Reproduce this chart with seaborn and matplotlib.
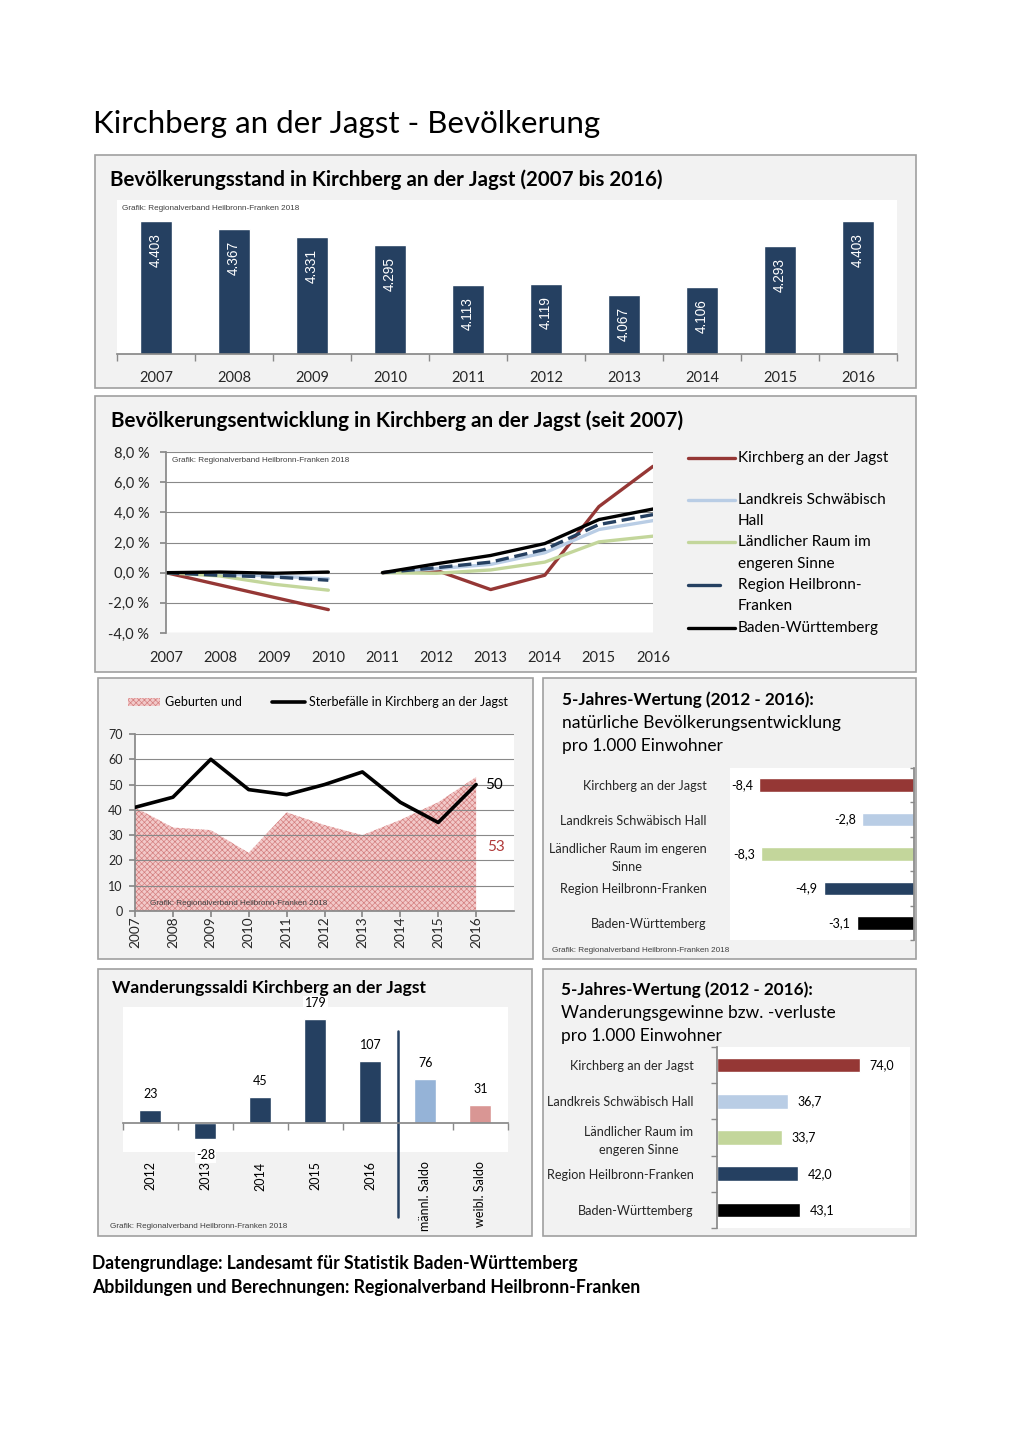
import numpy as np
import pandas as pd
import matplotlib
matplotlib.use('Agg')
import matplotlib.pyplot as plt
import seaborn as sns
from matplotlib.patches import Rectangle
from matplotlib.lines import Line2D
from matplotlib.ticker import FuncFormatter

# ---- Daten ----
jahre = [2007, 2008, 2009, 2010, 2011, 2012, 2013, 2014, 2015, 2016]
einwohner = [4403, 4367, 4331, 4295, 4113, 4119, 4067, 4106, 4293, 4403]

# Bevoelkerungsentwicklung in % (Basis 2007 bzw. 2011)
entw_kirchberg = [0.0, -0.82, -1.64, -2.45, 0.0, 0.15, -1.12, -0.17, 4.38, 7.05]
entw_landkreis = [0.0, -0.10, -0.22, -0.40, 0.0, 0.26, 0.55, 1.32, 2.86, 3.45]
entw_laendlich = [0.0, -0.22, -0.77, -1.16, 0.0, -0.04, 0.18, 0.70, 2.04, 2.42]
entw_region = [0.0, -0.18, -0.29, -0.50, 0.0, 0.33, 0.70, 1.54, 3.19, 3.85]
entw_bw = [0.0, 0.04, -0.04, 0.04, 0.0, 0.59, 1.14, 1.93, 3.52, 4.22]

geburten = [41, 33, 32, 23, 39, 34, 30, 36, 43, 53]
sterbefaelle = [41, 45, 60, 48, 46, 50, 55, 43, 35, 50]

vergleich_nat = ['Kirchberg an der Jagst', 'Landkreis Schwäbisch Hall',
                 'Ländlicher Raum im engeren\nSinne', 'Region Heilbronn-Franken',
                 'Baden-Württemberg']
nat_entw = [-8.4, -2.8, -8.3, -4.9, -3.1]

vergleich_wand = ['Kirchberg an der Jagst', 'Landkreis Schwäbisch Hall',
                  'Ländlicher Raum im\nengeren Sinne', 'Region Heilbronn-Franken',
                  'Baden-Württemberg']
wand_gewinn = [74.0, 36.7, 33.7, 42.0, 43.1]

saldo_kat = ['2012', '2013', '2014', '2015', '2016', 'männl. Saldo', 'weibl. Saldo']
saldo = [23, -28, 45, 179, 107, 76, 31]

# ---- Farben ----
NAVY = '#254061'
ROT = '#953735'
HELLBLAU = '#B9CDE5'
GRUEN = '#C3D69B'
GRAU = '#898989'
PINK = '#F2C9C9'
PINK_HATCH = '#D47F7F'
vergleich_farben = [ROT, HELLBLAU, GRUEN, NAVY, 'black']
saldo_farben = [NAVY] * 5 + ['#95B3D7', '#D99694']

sns.set_theme(style='white')
plt.rcParams['font.family'] = ['Lato', 'DejaVu Sans']
plt.rcParams['hatch.linewidth'] = 0.5
plt.rcParams['text.color'] = 'black'

W, H = 1020, 1443
fig = plt.figure(figsize=(W / 100, H / 100), dpi=100)
fig.patch.set_facecolor('white')


def px_axes(x0, y0, x1, y1):
    return fig.add_axes([x0 / W, 1 - y1 / H, (x1 - x0) / W, (y1 - y0) / H])


def box(x0, y0, x1, y1):
    fig.patches.append(Rectangle((x0 / W, 1 - y1 / H), (x1 - x0) / W, (y1 - y0) / H,
                                 transform=fig.transFigure, facecolor='#F2F2F2',
                                 edgecolor='#A0A0A0', lw=1.2, zorder=-1))


def ftext(x, y, s, **kw):
    kw.setdefault('va', 'center')
    return fig.text(x / W, 1 - y / H, s, **kw)


def fit_text(t, breite):
    r = fig.canvas.get_renderer()
    w = t.get_window_extent(r).width
    t.set_fontsize(t.get_fontsize() * breite / w)


def grafik(ax, x, y, **kw):
    ax.text(x, y, 'Grafik: Regionalverband Heilbronn-Franken 2018', transform=ax.transAxes,
            fontsize=5.9, family='Liberation Sans', color='#404040', **kw)


def fline(x0, x1, y, **kw):
    fig.lines.append(Line2D([x0 / W, x1 / W], [1 - y / H, 1 - y / H],
                            transform=fig.transFigure, **kw))


# ---- Haupttitel ----
t = ftext(93, 124, 'Kirchberg an der Jagst - Bevölkerung', fontsize=20)
fit_text(t, 507)

# ---- 1: Bevoelkerungsstand ----
box(95, 155, 916, 388)
t = ftext(110, 180, 'Bevölkerungsstand in Kirchberg an der Jagst (2007 bis 2016)',
          fontsize=13, weight='bold')
fit_text(t, 552)
ax1 = px_axes(117, 200, 897, 354)
sns.barplot(x=[str(j) for j in jahre], y=einwohner, color=NAVY, width=0.4,
            saturation=1, ax=ax1)
ax1.set_ylim(3800, 4500)
ax1.set_xlim(-0.5, 9.5)
for i, v in enumerate(einwohner):
    ax1.text(i, v - 55, f'{v:,}'.replace(',', '.'), rotation=90, ha='center', va='top',
             color='white', fontsize=9.8, family='Liberation Sans')
ax1.set_yticks([])
sns.despine(ax=ax1, left=True)
ax1.spines['bottom'].set_color(GRAU)
ax1.set_xticks(np.arange(-0.5, 10, 1), minor=True)
ax1.tick_params(axis='x', which='major', length=0, labelsize=10.5, pad=12)
ax1.tick_params(axis='x', which='minor', bottom=True, length=5, color=GRAU, width=1)
ax1.set_xlabel('')
ax1.set_ylabel('')
grafik(ax1, 0.007, 0.97, va='top')

# ---- 2: Bevoelkerungsentwicklung ----
box(95, 396, 916, 672)
t = ftext(111, 421, 'Bevölkerungsentwicklung in Kirchberg an der Jagst (seit 2007)',
          fontsize=13, weight='bold')
fit_text(t, 571)
reihen = {
    'Kirchberg an der Jagst': entw_kirchberg,
    'Landkreis Schwäbisch Hall': entw_landkreis,
    'Ländlicher Raum im engeren Sinne': entw_laendlich,
    'Region Heilbronn-Franken': entw_region,
    'Baden-Württemberg': entw_bw,
}
zeilen = []
for name, werte in reihen.items():
    for j, w in zip(jahre, werte):
        zeilen.append((name, j, w, 'a' if j <= 2010 else 'b'))
df2 = pd.DataFrame(zeilen, columns=['reihe', 'jahr', 'wert', 'abschnitt'])
namen = list(reihen.keys())
farben2 = dict(zip(namen, [ROT, HELLBLAU, GRUEN, NAVY, 'black']))
striche = {n: '' for n in namen}
striche['Region Heilbronn-Franken'] = (4, 1.7)

ax2 = px_axes(166, 452, 653, 633)
sns.lineplot(data=df2, x='jahr', y='wert', hue='reihe', style='reihe', units='abschnitt',
             estimator=None, palette=farben2, dashes=striche, hue_order=namen,
             style_order=namen, lw=2.4, legend=False, ax=ax2)
ax2.set_xlim(2007, 2016)
ax2.set_ylim(-4, 8)
ax2.set_yticks(np.arange(-4, 9, 2))
ax2.yaxis.set_major_formatter(FuncFormatter(lambda v, p: f'{v:.1f} %'.replace('.', ',')))
ax2.set_xticks(jahre)
ax2.grid(axis='y', color=GRAU, lw=0.8)
ax2.set_axisbelow(True)
for s in ['top', 'right', 'bottom']:
    ax2.spines[s].set_visible(False)
ax2.spines['left'].set_color(GRAU)
ax2.tick_params(axis='y', left=True, length=4, color=GRAU, labelsize=10.5, pad=8)
ax2.tick_params(axis='x', length=0, labelsize=10.5, pad=13)
ax2.set_xlabel('')
ax2.set_ylabel('')
grafik(ax2, 0.012, 0.975, va='top')

# Legende
leg = [
    (ROT, 735, [(458, 'Kirchberg an der Jagst')]),
    (HELLBLAU, 735, [(500, 'Landkreis Schwäbisch'), (521, 'Hall')]),
    (GRUEN, 735, [(542, 'Ländlicher Raum im'), (564, 'engeren Sinne')]),
    (NAVY, 720, [(585, 'Region Heilbronn-'), (606, 'Franken')]),
    ('black', 735, [(628, 'Baden-Württemberg')]),
]
for farbe, xe, zl in leg:
    fline(688, xe, zl[0][0], color=farbe, lw=2.4)
    for y, s in zl:
        ftext(738, y, s, fontsize=11.1)

# ---- 3: Geburten und Sterbefaelle ----
box(98, 678, 533, 959)
ax3 = px_axes(135, 734, 514, 911)
ax3.fill_between(jahre, geburten, 0, facecolor=PINK, edgecolor=PINK_HATCH,
                 hatch='xxxxxx', lw=0)
sns.lineplot(x=jahre, y=sterbefaelle, color='black', lw=2.6, zorder=3, ax=ax3)
ax3.set_xlim(2007, 2017)
ax3.set_ylim(0, 70)
ax3.set_yticks(range(0, 71, 10))
ax3.set_xticks(jahre)
ax3.grid(axis='y', color=GRAU, lw=0.8)
ax3.set_axisbelow(False)
for s in ['top', 'right']:
    ax3.spines[s].set_visible(False)
for s in ['left', 'bottom']:
    ax3.spines[s].set_color(GRAU)
ax3.tick_params(axis='y', left=True, length=4, color=GRAU, labelsize=9, pad=5)
ax3.tick_params(axis='x', bottom=True, length=4, color=GRAU, labelsize=9.8, pad=0,
                rotation=90)
ax3.set_xlabel('')
ax3.set_ylabel('')
ax3.text(2016.25, sterbefaelle[-1], str(sterbefaelle[-1]), ha='left', va='center',
         fontsize=11, color='black', zorder=5)
ax3.text(2016.3, 25.3, str(geburten[-1]), ha='left', va='center', fontsize=11,
         color='#B03A3A', zorder=5,
         bbox=dict(facecolor='white', edgecolor='none', pad=2))
grafik(ax3, 0.04, 0.025, va='bottom')

# Legende oben
fig.patches.append(Rectangle((128 / W, 1 - 706 / H), 32 / W, 8 / H, transform=fig.transFigure,
                             facecolor=PINK, edgecolor=PINK_HATCH, hatch='xxxxxx', lw=0))
ftext(165, 702, 'Geburten und', fontsize=9)
fline(272, 305, 702, color='black', lw=2.6)
ftext(309, 702, 'Sterbefälle in Kirchberg an der Jagst', fontsize=9)

# ---- 4: natuerliche Bevoelkerungsentwicklung ----
box(543, 678, 916, 959)
t = ftext(562, 700, '5-Jahres-Wertung (2012 - 2016):', fontsize=12, weight='bold')
fit_text(t, 251)
t = ftext(562, 723, 'natürliche Bevölkerungsentwicklung', fontsize=12)
fit_text(t, 278)
t = ftext(562, 746, 'pro 1.000 Einwohner', fontsize=12)
fit_text(t, 160)
ax4 = px_axes(730, 768, 914, 940)
sns.barplot(x=nat_entw, y=vergleich_nat, hue=vergleich_nat, palette=vergleich_farben,
            legend=False, orient='h', width=0.4, saturation=1, ax=ax4)
ax4.set_xlim(-10, 0)
ax4.set_xticks([])
for s in ['top', 'left', 'bottom']:
    ax4.spines[s].set_visible(False)
ax4.spines['right'].set_color(GRAU)
ax4.set_yticks(np.arange(-0.5, 5, 1), minor=True)
ax4.tick_params(axis='y', which='major', length=0, labelsize=9.1, pad=17)
ax4.tick_params(axis='y', which='minor', left=False, right=True, direction='in',
                length=3, color=GRAU)
for lbl in ax4.get_yticklabels():
    lbl.set_multialignment('center')
    lbl.set_linespacing(1.6)
for i, v in enumerate(nat_entw):
    ax4.text(v - 0.35, i, f'{v:.1f}'.replace('.', ','), ha='right', va='center', fontsize=9)
ax4.set_xlabel('')
ax4.set_ylabel('')
ftext(552, 951, 'Grafik: Regionalverband Heilbronn-Franken 2018', fontsize=5.9,
      family='Liberation Sans', color='#404040')

# ---- 5: Wanderungssaldi ----
box(98, 969, 532, 1236)
t = ftext(112, 988, 'Wanderungssaldi Kirchberg an der Jagst', fontsize=12, weight='bold')
fit_text(t, 311)
ax5 = px_axes(123, 1007, 508, 1152)
sns.barplot(x=saldo_kat, y=saldo, hue=saldo_kat, palette=saldo_farben, legend=False,
            width=0.4, saturation=1, ax=ax5)
ax5.set_ylim(-50, 200)
ax5.set_xlim(-0.5, 6.5)
ax5.set_yticks([])
for s in ['top', 'left', 'right']:
    ax5.spines[s].set_visible(False)
ax5.spines['bottom'].set_position(('data', 0))
ax5.spines['bottom'].set_color(GRAU)
ax5.set_xticks(range(len(saldo_kat)))
ax5.set_xticklabels([])
ax5.set_xticks(np.arange(-0.5, 7, 1), minor=True)
ax5.tick_params(axis='x', which='major', length=0)
ax5.tick_params(axis='x', which='minor', bottom=True, length=5, color=GRAU)
for i, (k, v) in enumerate(zip(saldo_kat, saldo)):
    ax5.text(i, -0.065, k, transform=ax5.get_xaxis_transform(), rotation=90,
             ha='center', va='top', fontsize=9)
    ax5.annotate(str(v), (i, v), xytext=(0, 11.5 if v >= 0 else -11.5),
                 textcoords='offset points', ha='center', va='center', fontsize=9,
                 bbox=dict(facecolor='white', edgecolor='none', pad=1), zorder=5)
ax5.axvline(4.5, ymin=-0.45, ymax=0.835, color=NAVY, lw=1.8, clip_on=False)
ax5.set_xlabel('')
ax5.set_ylabel('')
ftext(110, 1226, 'Grafik: Regionalverband Heilbronn-Franken 2018', fontsize=5.9,
      family='Liberation Sans', color='#404040')

# ---- 6: Wanderungsgewinne ----
box(543, 969, 916, 1236)
t = ftext(561, 990, '5-Jahres-Wertung (2012 - 2016):', fontsize=12, weight='bold')
fit_text(t, 251)
t = ftext(561, 1013, 'Wanderungsgewinne bzw. -verluste', fontsize=12)
fit_text(t, 274)
t = ftext(561, 1036, 'pro 1.000 Einwohner', fontsize=12)
fit_text(t, 160)
ax6 = px_axes(717, 1047, 910, 1228)
sns.barplot(x=wand_gewinn, y=vergleich_wand, hue=vergleich_wand, palette=vergleich_farben,
            legend=False, orient='h', width=0.4, saturation=1, ax=ax6)
ax6.set_xlim(0, 100)
ax6.set_xticks([])
for s in ['top', 'right', 'bottom']:
    ax6.spines[s].set_visible(False)
ax6.spines['left'].set_color(GRAU)
ax6.set_yticks(np.arange(-0.5, 5, 1), minor=True)
ax6.tick_params(axis='y', which='major', length=0, labelsize=9.1, pad=17)
ax6.tick_params(axis='y', which='minor', left=True, length=4, color=GRAU)
for lbl in ax6.get_yticklabels():
    lbl.set_multialignment('center')
    lbl.set_linespacing(1.6)
for i, v in enumerate(wand_gewinn):
    ax6.text(v + 5, i, f'{v:.1f}'.replace('.', ','), ha='left', va='center', fontsize=9)
ax6.set_xlabel('')
ax6.set_ylabel('')

# ---- Quellen ----
t = ftext(92, 1263, 'Datengrundlage: Landesamt für Statistik Baden-Württemberg',
          fontsize=11, weight='bold')
fit_text(t, 483)
t = ftext(92, 1288, 'Abbildungen und Berechnungen: Regionalverband Heilbronn-Franken',
          fontsize=11, weight='bold')
fit_text(t, 545)

fig.savefig('out.png', dpi=100)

----

**Objective:**
From the top of the listing above, repeat each line exactly until you reach the line containing "fig.patch.set_facecolor('white')", and repeat that one too. Leave the pictures out.

**Written response:**
Reproduce this chart with seaborn and matplotlib.
import numpy as np
import pandas as pd
import matplotlib
matplotlib.use('Agg')
import matplotlib.pyplot as plt
import seaborn as sns
from matplotlib.patches import Rectangle
from matplotlib.lines import Line2D
from matplotlib.ticker import FuncFormatter

# ---- Daten ----
jahre = [2007, 2008, 2009, 2010, 2011, 2012, 2013, 2014, 2015, 2016]
einwohner = [4403, 4367, 4331, 4295, 4113, 4119, 4067, 4106, 4293, 4403]

# Bevoelkerungsentwicklung in % (Basis 2007 bzw. 2011)
entw_kirchberg = [0.0, -0.82, -1.64, -2.45, 0.0, 0.15, -1.12, -0.17, 4.38, 7.05]
entw_landkreis = [0.0, -0.10, -0.22, -0.40, 0.0, 0.26, 0.55, 1.32, 2.86, 3.45]
entw_laendlich = [0.0, -0.22, -0.77, -1.16, 0.0, -0.04, 0.18, 0.70, 2.04, 2.42]
entw_region = [0.0, -0.18, -0.29, -0.50, 0.0, 0.33, 0.70, 1.54, 3.19, 3.85]
entw_bw = [0.0, 0.04, -0.04, 0.04, 0.0, 0.59, 1.14, 1.93, 3.52, 4.22]

geburten = [41, 33, 32, 23, 39, 34, 30, 36, 43, 53]
sterbefaelle = [41, 45, 60, 48, 46, 50, 55, 43, 35, 50]

vergleich_nat = ['Kirchberg an der Jagst', 'Landkreis Schwäbisch Hall',
                 'Ländlicher Raum im engeren\nSinne', 'Region Heilbronn-Franken',
                 'Baden-Württemberg']
nat_entw = [-8.4, -2.8, -8.3, -4.9, -3.1]

vergleich_wand = ['Kirchberg an der Jagst', 'Landkreis Schwäbisch Hall',
                  'Ländlicher Raum im\nengeren Sinne', 'Region Heilbronn-Franken',
                  'Baden-Württemberg']
wand_gewinn = [74.0, 36.7, 33.7, 42.0, 43.1]

saldo_kat = ['2012', '2013', '2014', '2015', '2016', 'männl. Saldo', 'weibl. Saldo']
saldo = [23, -28, 45, 179, 107, 76, 31]

# ---- Farben ----
NAVY = '#254061'
ROT = '#953735'
HELLBLAU = '#B9CDE5'
GRUEN = '#C3D69B'
GRAU = '#898989'
PINK = '#F2C9C9'
PINK_HATCH = '#D47F7F'
vergleich_farben = [ROT, HELLBLAU, GRUEN, NAVY, 'black']
saldo_farben = [NAVY] * 5 + ['#95B3D7', '#D99694']

sns.set_theme(style='white')
plt.rcParams['font.family'] = ['Lato', 'DejaVu Sans']
plt.rcParams['hatch.linewidth'] = 0.5
plt.rcParams['text.color'] = 'black'

W, H = 1020, 1443
fig = plt.figure(figsize=(W / 100, H / 100), dpi=100)
fig.patch.set_facecolor('white')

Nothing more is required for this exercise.